Anche Claudio Ruffini, il segretario personale del presidente della Regione Luciano D'Alfonso, era molto attivo al telefono la mattina del 18 gennaio scorso, quando la storia maledetta dell'hotel Rigopiano subì la prima sterzata verso la tragedia a causa della fase choc di Paolo D'Incecco, dirigente del servizio viabilità della Provincia: «Quello dell'albergo non deve rompere il c...». E anche le telefonate di Ruffini, all'epoca indagato per gli appalti della Regione, sono finite tra gli atti dell'inchiesta che da oggi i difensori dei 23 indagati cominceranno a consultare. Nella loro informativa, i Carabinieri del Noe le ritengono utili per disegnare un quadro di totale disorganizzazione della macchina dei soccorsi, in cui a brillare sono più che altro le richieste di intervento mediate dalle segreterie politiche.
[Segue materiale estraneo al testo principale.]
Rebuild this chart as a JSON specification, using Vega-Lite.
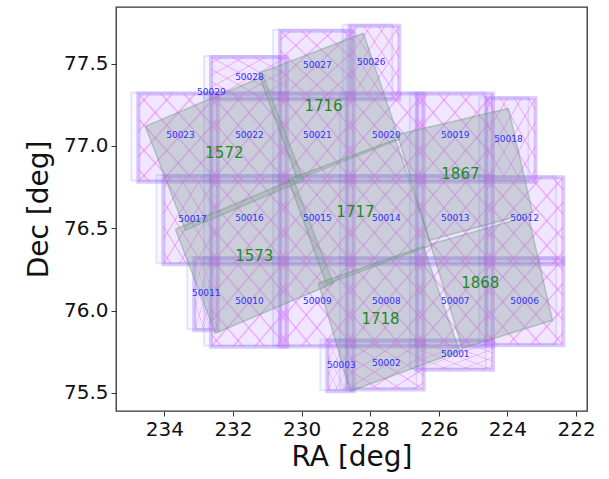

Ruffini, al pari del funzionario della Provincia Mauro Di Blasio, avrebbe smistato ad una catena di comando già in affanno una raffica di richieste politiche. Conversazioni più neutre nei toni, rispetto alle tre telefonate della vergogna che aggiungono tinte forti alla tragedia, non direttamente rilevanti sul piano penale, eppure utili a definire un contesto di totale impreparazione e inefficienza delle strutture di soccorso alla popolazione.
GLI ORARI
Intorno alle 9,30 del 18 gennaio, quando D'Incecco imprime sui nastri della squadra mobile la brutta risposta alla richiesta di aiuto arrivata da Rigopiano, è ancora la Provincia di Pescara a guidare le operazioni di soccorso, perché la sala operativa della Prefettura verrà aperta soltanto un'ora più tardi. E funzionari e dirigenti sembrano prestare più ascolto alle segreterie politiche che alle vere priorità dettate dalla situazione sul campo. Un dato di fatto sul quale la Procura ha costruito la contestazione di disastro colposo, omicidio colposo plurimo e lezioni personali a carico del filone provinciale degli indagati. Un punto fermo dell'inchiesta che apre obiettivamente il campo a una guerra tra le difese sul maggior peso della disorganizzazione a valle rispetto alle colpe storiche ricostruite a monte della tragedia: la mancanza di una carta regionale del pericolo valanghe, le generose autorizzazioni concesse dal Comune di Farindola alla proprietà dell'hotel, l'assenza di un piano regionale avallata da almeno tre sindaci per non ostacolare gli ampliamenti della struttura. Una guerra di tutti contro tutti che si trascinerà fino all'aula del dibattimento.